Además de los coladores para el material delicado, buena parte del sedimento extraído de la excavación pasa por una gran zaranda colgada en un trípode, para separar fragmentos que escaparon al tamiz del pincel. En esa función que requiere atención constante y una buena resistencia al polvo que puebla el aire, era frecuente encontrar a Gabriel Francisco Pereira, voluntario que vive en Lagoa Santa y que “sabe todo de la zona”, según Strauss, y a la veterinaria Nina Hochreiter, que poco después de los 50 años se jubiló y pasó a dedicarse a su amor por la arqueología: ésta fue su cuarta participación como voluntaria en Lapa do Santo.
Mientras el equipo trabaja como en un hormiguero, en donde cada uno cumple una función y actúa en forma coordinada, Strauss registra buena parte de lo que sucede en su computadora, cuyo teclado está recubierto con una película plástica para ayudar a resistir a la fina polvareda de la cual es imposible escapar, y está etiquetado como “diario”. Allí aparece relatado todo lo que se hace: es un registro público. “Es una guía para pensar qué hacer después, y sobre todo para cuando regresemos a São Paulo”, explica. Otra referencia importante es el diario en video realizado siempre al final del día, mientras que centenas de loros regresan a los gritos a sus nidos situados en el paredón de roca de arriba del refugio.

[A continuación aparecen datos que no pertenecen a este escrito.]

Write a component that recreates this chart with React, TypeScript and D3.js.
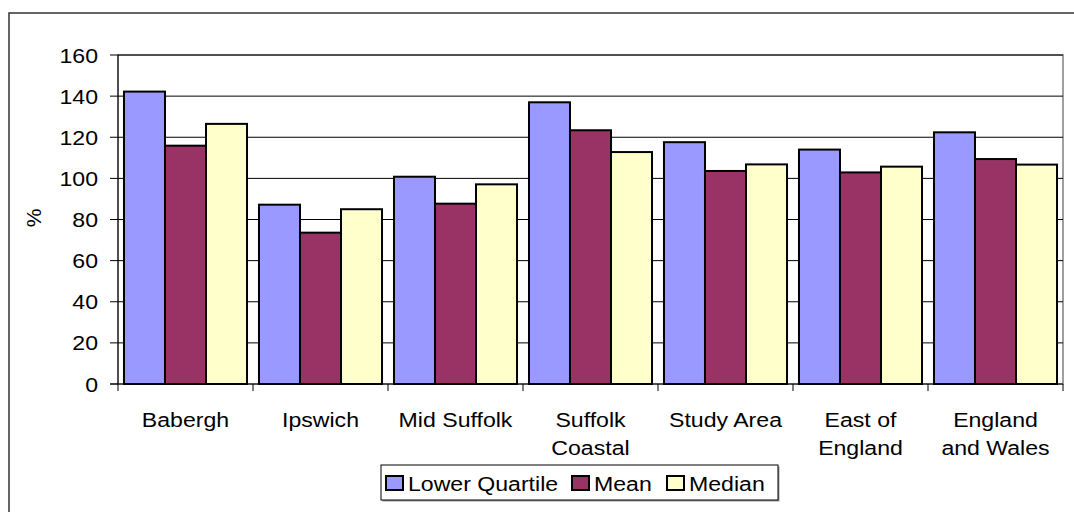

“Tienen un control impresionante del sitio”, asevera la arqueobotánica Rita Scheel-Ybert, del Museo Nacional de la Universidad Federal de Río de Janeiro (MN-UFRJ), durante una visita. Según la investigadora, el conjunto de meticulosos procedimientos destaca el trabajo que allí se lleva a cabo. “Es porque somos perezosos”, bromea Strauss. La verdad indica que el flujo de trabajo, que incluye un sistema informatizado de gestión que él mismo desarrolló, permite terminar el período de campo con la curaduría lista de buena parte del material, cuyas informaciones quedan ordenadas y son fácilmente recuperables en un banco de datos.